The legal framework governing bribery and undue influence in India is a dynamic and evolving field, reflecting the ongoing struggle to balance democratic ideals with the realities of political and administrative power. The judiciary has played a central role in this evolution, interpreting statutes purposively to safeguard the integrity of both elections and public office. In the electoral sphere, the courts have defined corrupt practices broadly but have insisted on strict procedural compliance and a high evidentiary burden to prevent the subversion of the popular mandate through frivolous litigation. In the administrative sphere, the judiciary has acted as a powerful check on executive inertia and overreach, fortifying the independence of investigative agencies and affirming the accountability of public servants.
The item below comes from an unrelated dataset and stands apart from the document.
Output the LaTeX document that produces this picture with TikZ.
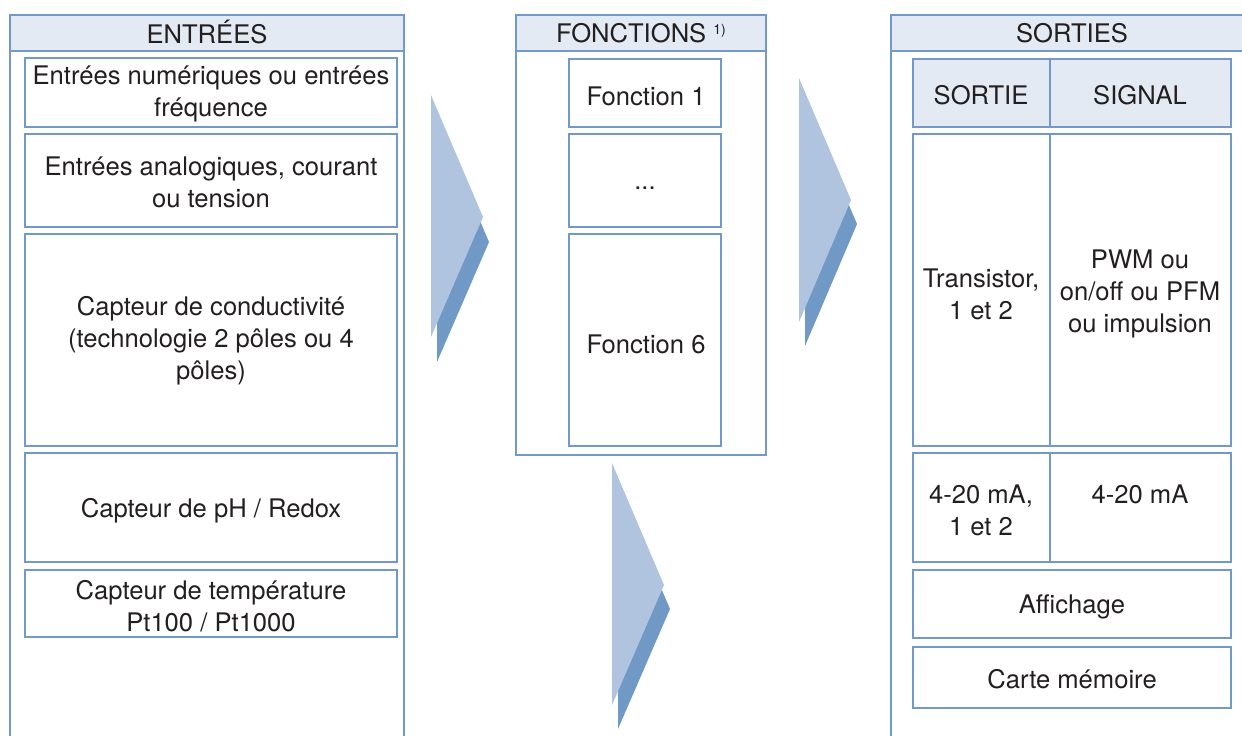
\documentclass[tikz,border=0pt]{standalone}
\usepackage{fontspec}
\setmainfont{TeX Gyre Heros}
\definecolor{frameblue}{HTML}{7399C8}
\definecolor{headfill}{HTML}{E4EAF4}
\definecolor{arrowlight}{HTML}{B0C4E0}
\definecolor{arrowdark}{HTML}{7199C6}
\definecolor{txtgray}{HTML}{231F20}
\tikzset{
  frame/.style={draw=frameblue, line width=1.2pt},
  headcell/.style={frame, fill=headfill},
  lbl/.style={font=\fontsize{12.8}{16}\selectfont, text=txtgray, align=center, inner sep=0pt},
  chevlight/.style={fill=arrowlight, draw=none},
  chevdark/.style={fill=arrowdark, draw=none},
}
\begin{document}
\begin{tikzpicture}[x=0.5pt, y=-0.5pt]
  \useasboundingbox (0,0) rectangle (1242,735);
  \clip (0,0) rectangle (1242,735);
  \draw[frame] (10,15) rectangle (404,760);
  \draw[headcell] (10,15) rectangle (404,51);
  \draw[frame] (516,15) rectangle (766,455);
  \draw[headcell] (516,15) rectangle (766,51);
  \draw[frame] (891,15) rectangle (1260,760);
  \draw[headcell] (891,15) rectangle (1260,51);
  \node[lbl] (entrees) at (207,32) {ENTRÉES};
  \node[lbl] (fonctions) at (641,33) {FONCTIONS \raisebox{0.55ex}{\fontsize{7}{7}\selectfont 1)}};
  \node[lbl] (sorties) at (1072,33) {SORTIES};
  \draw[frame] (25,58) rectangle (397,127);
  \draw[frame] (25,134) rectangle (397,227);
  \draw[frame] (25,234) rectangle (397,446);
  \draw[frame] (25,453) rectangle (397,562);
  \draw[frame] (25,570) rectangle (397,637);
  \node[lbl] (numerique) at (211,94) {Entrées numériques ou entrées\\fréquence};
  \node[lbl] (analogique) at (211,182) {Entrées analogiques, courant\\ou tension};
  \node[lbl] (conduct) at (211,341) {Capteur de conductivité\\(technologie 2 pôles ou 4\\pôles)};
  \node[lbl] (ph) at (211,511) {Capteur de pH / Redox};
  \node[lbl] (temp) at (211,606) {Capteur de température\\Pt100 / Pt1000};
  \draw[frame] (569,59) rectangle (721,127);
  \draw[frame] (569,134) rectangle (721,227);
  \draw[frame] (569,234) rectangle (721,446);
  \node[lbl] (fonc1) at (646,96) {Fonction 1};
  \node[lbl] (foncdots) at (645,188) {...};
  \node[lbl] (fonc6) at (646,344) {Fonction 6};
  \draw[headcell] (913,59) rectangle (1231,127);
  \draw[frame] (1050,59) -- (1050,127);
  \draw[frame] (913,134) rectangle (1231,446);
  \draw[frame] (1050,134) -- (1050,446);
  \draw[frame] (913,453) rectangle (1231,562);
  \draw[frame] (1050,453) -- (1050,562);
  \draw[frame] (913,570) rectangle (1231,638);
  \draw[frame] (913,647) rectangle (1231,708);
  \node[lbl] (sortie) at (981,95) {SORTIE};
  \node[lbl] (signal) at (1140,95) {SIGNAL};
  \node[lbl] (transistor) at (981,294) {Transistor,\\1 et 2};
  \node[lbl] (pwm) at (1140,294) {PWM ou\\on/off ou PFM\\ou impulsion};
  \node[lbl] (courant) at (981,510) {4-20 mA,\\1 et 2};
  \node[lbl] (signalma) at (1140,494) {4-20 mA};
  \node[lbl] (affichage) at (1072,607) {Affichage};
  \node[lbl] (carte) at (1072,679) {Carte mémoire};
  \fill[chevdark] (437,120) -- (489,242) -- (437,362) -- cycle;
  \fill[chevlight] (431,95) -- (483,217) -- (431,337) -- cycle;
  \fill[chevdark] (805,102) -- (857,224) -- (805,346) -- cycle;
  \fill[chevlight] (799,78) -- (851,200) -- (799,322) -- cycle;
  \fill[chevdark] (618,487) -- (670,609) -- (618,729) -- cycle;
  \fill[chevlight] (612,463) -- (664,585) -- (612,705) -- cycle;
\end{tikzpicture}
\end{document}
The journey from the procedural rigour of Shri Shiv Kirpal Singh to the substantive accountability established in Vineet Narain and culminating in the historic dismantling of legislative immunity for bribery in Sita Soren illustrates a clear jurisprudential trajectory. Indian law, as shaped by its courts, unequivocally holds that bribery and undue influence are antithetical to the constitutional ethos. While the challenges of enforcement remain formidable, the legal principles are now firmly established: the free exercise of an electoral right is sacrosanct, and public office is a trust that cannot be betrayed for private gain.